È stato ricavato dall'antico tepidarium delle Terme dioclezianee che, prima Michelangelo e Jacopo Del Duca, poi Vanvitelli, adattarono con opere di restauro, ristrutturazione e decorazione plastica, portandolo all'aspetto attuale. La visione d'insieme è maestosa e solenne, nel rispetto che questi grandi architetti ebbero per la primitiva costruzione imperiale, serbando le misure originali nelle altezze e nella scansione spaziale e decorativa.
Le pareti sono adornate di paraste e lesene dipinte a imitare il marmo rosso di Cottanello, con delle riquadrature incorniciate in cui vi sono otto quadri originali provenienti dalla Basilica di San Pietro e posti in loco nella prima metà del XVIII secolo.
Nel transetto trova posto il Monumento funebre ad Armando Diaz, eretto nel 1920 da Antonio Muñoz in architettura liberty; al centro vi è una stele con dedica al generale, ai due lati vi sono due marmi con fregi in bronzo rappresentanti una spada e una corona d'alloro.

Cappella di San Bruno

Fu decorata su progetto di Carlo Maratta. L'altare è dipinto illusoriamente con quattro colonne di serpentino che sorreggono una trabeazione del frontone spezzato con stemma. Tutto intorno vi è un finto coro con delle nicchie di statue. Il coro con le finte architetture delle pareti è stato dipinto da Balletti e da Paradisi. Nel 1864 Francesco Fontana trasformò in marmo la mensa eucaristica. Gli affreschi della volta a crociera raffiguranti gli evangelisti sono di Andrea Procaccini.
Sulla parete di destra vi sono le statue della Meditazione, del 1874, e della Preghiera, del 1875, che sono copie delle statue poste all'ingresso del Verano. 

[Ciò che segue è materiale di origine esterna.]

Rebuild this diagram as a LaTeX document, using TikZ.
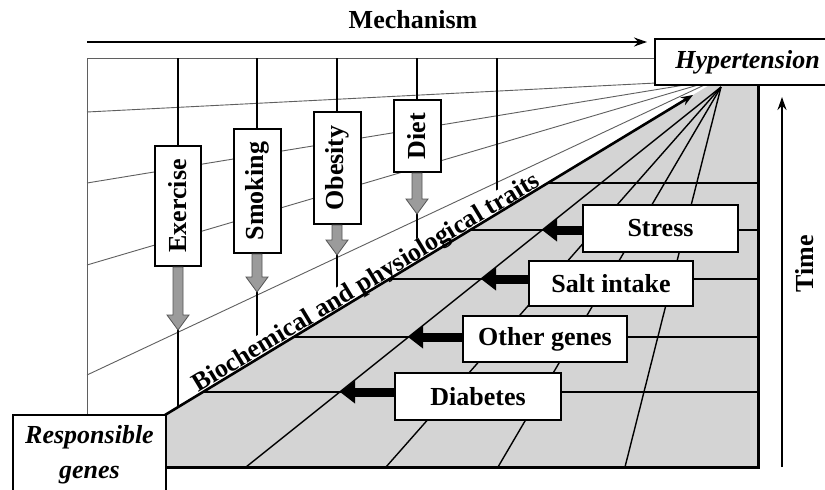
\documentclass[tikz,border=0pt]{standalone}
\usepackage{fontspec}
\setmainfont{Liberation Serif}
\usepackage{graphicx}
\usetikzlibrary{arrows.meta,calc}
\definecolor{floorgray}{RGB}{212,212,212}
\definecolor{arrgray}{RGB}{155,155,155}
\definecolor{arredge}{RGB}{85,85,85}
\definecolor{wallline}{RGB}{95,95,95}
\newcommand\grayarrow[2]{%
  \path[garrow] let \p1=(#1), \p2=(#2) in
    (\x1-5pt,\y1) -- (\x1-5pt,\y2+15pt) -- (\x1-11pt,\y2+15pt) -- (\x1,\y2)
    -- (\x1+11pt,\y2+15pt) -- (\x1+5pt,\y2+15pt) -- (\x1+5pt,\y1) -- cycle;}
\begin{document}
\begin{tikzpicture}[x=1pt,y=-1pt,
  lbl/.style={font=\fontsize{26}{30}\selectfont\bfseries},
  fbox/.style={lbl,draw=black,line width=2pt,fill=white,inner sep=0pt},
  wall/.style={draw=wallline,line width=0.9pt},
  pole/.style={draw=black,line width=1.2pt},
  ray/.style={draw=black,line width=1.4pt},
  rung/.style={draw=black,line width=2pt},
  rim/.style={draw=black,line width=3pt},
  garrow/.style={fill=arrgray,draw=arredge,line width=0.8pt},
  barrow/.style={draw=black,line width=9pt,-{Triangle[length=15pt,width=22pt]}},
  axisarrow/.style={draw=black,line width=2pt,-{Stealth[length=13pt,width=9pt]}},
]
\useasboundingbox (0,0) rectangle (825,490);
\clip (0,0) rectangle (825,490);
\fill[white] (0,0) rectangle (825,490);

% key points
\coordinate (D0) at (165,415);
\coordinate (DT) at (693,95);
\coordinate (VF) at (721,87);
\coordinate (VW) at (715,80);

% floor
\fill[floorgray] (D0) -- (709.5,85) -- (758,85) -- (758,467) -- (165,467) -- cycle;
\foreach \bx in {246,386,498,625} {\draw[ray] (VF) -- (\bx,467);}
\foreach \yy/\xx in {183/547.8,230/470.3,279/389.4,337/293.7,392/203} {\draw[rung] (\xx,\yy) -- (758,\yy);}
\draw[rim] (758,85) -- (758,467) -- (165,467);

% wall
\draw[wall] (87,415) -- (87,58) -- (655,58);
\foreach \yy in {112,183,265,375} {\draw[wall] (87,\yy) -- (VW);}
\foreach \xx/\yy in {178/407.1,257/359.2,337/310.8,417/262.3,497/213.8} {\draw[pole] (\xx,58) -- (\xx,\yy);}

% diagonal
\node[lbl, rotate=31.21, anchor=base west, fill=white, inner sep=0.5pt, text depth=0pt] (traits) at (198,393) {Biochemical and physiological traits};
\draw[line width=2.6pt, -{Stealth[length=12pt,width=9pt]}] (D0) -- (DT);

% wall factors
\coordinate (exT) at (178,330);
\coordinate (smT) at (257,292);
\coordinate (obT) at (337,255);
\coordinate (diT) at (417,214);
\node[fbox, minimum width=46pt, minimum height=120pt] (ex) at (178,206) {\rotatebox{90}{Exercise}};
\node[fbox, minimum width=47pt, minimum height=124pt] (sm) at (257,191) {\rotatebox{90}{Smoking}};
\node[fbox, minimum width=47pt, minimum height=112pt] (ob) at (337,168) {\rotatebox{90}{Obesity}};
\node[fbox, minimum width=47pt, minimum height=72pt] (di) at (417,136) {\rotatebox{90}{Diet}};
\grayarrow{ex.south}{exT}
\grayarrow{sm.south}{smT}
\grayarrow{ob.south}{obT}
\grayarrow{di.south}{diT}

% floor factors
\coordinate (stT) at (542,230);
\coordinate (saT) at (481,279);
\coordinate (ogT) at (408,337);
\coordinate (dbT) at (340,392);
\node[fbox, minimum width=155pt, minimum height=47pt] (st) at (660.5,228.5) {Stress};
\node[fbox, minimum width=164pt, minimum height=45pt] (sa) at (611,283.5) {Salt intake};
\node[fbox, minimum width=164pt, minimum height=46pt] (og) at (545,339) {Other genes};
\node[fbox, minimum width=166pt, minimum height=47pt] (db) at (478,396.5) {Diabetes};
\draw[barrow] (st.west |- stT) -- (stT);
\draw[barrow] (sa.west |- saT) -- (saT);
\draw[barrow] (og.west |- ogT) -- (ogT);
\draw[barrow] (db.west |- dbT) -- (dbT);

% end boxes
\node[fbox, font=\fontsize{26}{30}\selectfont\bfseries\itshape, minimum width=185pt, minimum height=46pt] (hyp) at (747.5,62) {Hypertension};
\node[fbox, font=\fontsize{26}{35}\selectfont\bfseries\itshape, align=center, minimum width=153pt, minimum height=79pt] (rg) at (89.5,454.5) {Responsible\\genes};

% axes
\node[lbl, anchor=base] (mech) at (413,28) {Mechanism};
\coordinate (m0) at (87,42);
\coordinate (m1) at (647,42);
\draw[axisarrow] (m0) -- (m1);
\coordinate (t0) at (782,467);
\coordinate (t1) at (782,97);
\draw[axisarrow] (t0) -- (t1);
\node[lbl, rotate=90, anchor=base] (time) at (813,264) {Time};
\end{tikzpicture}
\end{document}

Nella parete di sinistra è installato l’organo monumentale di Formentelli che nel suo aspetto architettonico è articolato in cinque corpi distinti. La cassa realizzata in massello di ciliegio selvatico, di costruzione unitaria, ha un prospetto di 16 piedi, un’altezza di 12 metri e una larghezza di 11 metri; le canne di facciata sono in stagno fine al 95%. I motivi decorativi traforati in ciliegio massiccio a nido d’ape, sono disposti a coronamento di ogni cuspide di canne.
Sulle enormi pareti di questa cappella, a metà altezza, vi erano due grandi cartoni dipinti con vigoroso stile dal Trevisani, i quali, con altri due esposti tuttora sulle pareti laterali nella opposta  Cappella del Beato Nicolò Albergati, raffigurano scene del conferimento del Santo Battesimo.
Nella cappella è rimasto solo uno dei due cartoni, il Battesimo di Sangue (strage dei Maccabei) del 1740, così descritto  nella scheda 38 dell’inventario 1910: “Sullo sfondo di un paese boscoso due carnefici tagliano la testa con una scimitarra ad un giovane seminudo. All’altro, disteso a terra, vibrano sul capo una mazza ferrata. A sinistra una donna inginocchiata presso il suo fanciullo, prega. Dietro un negro ed altri assistono”.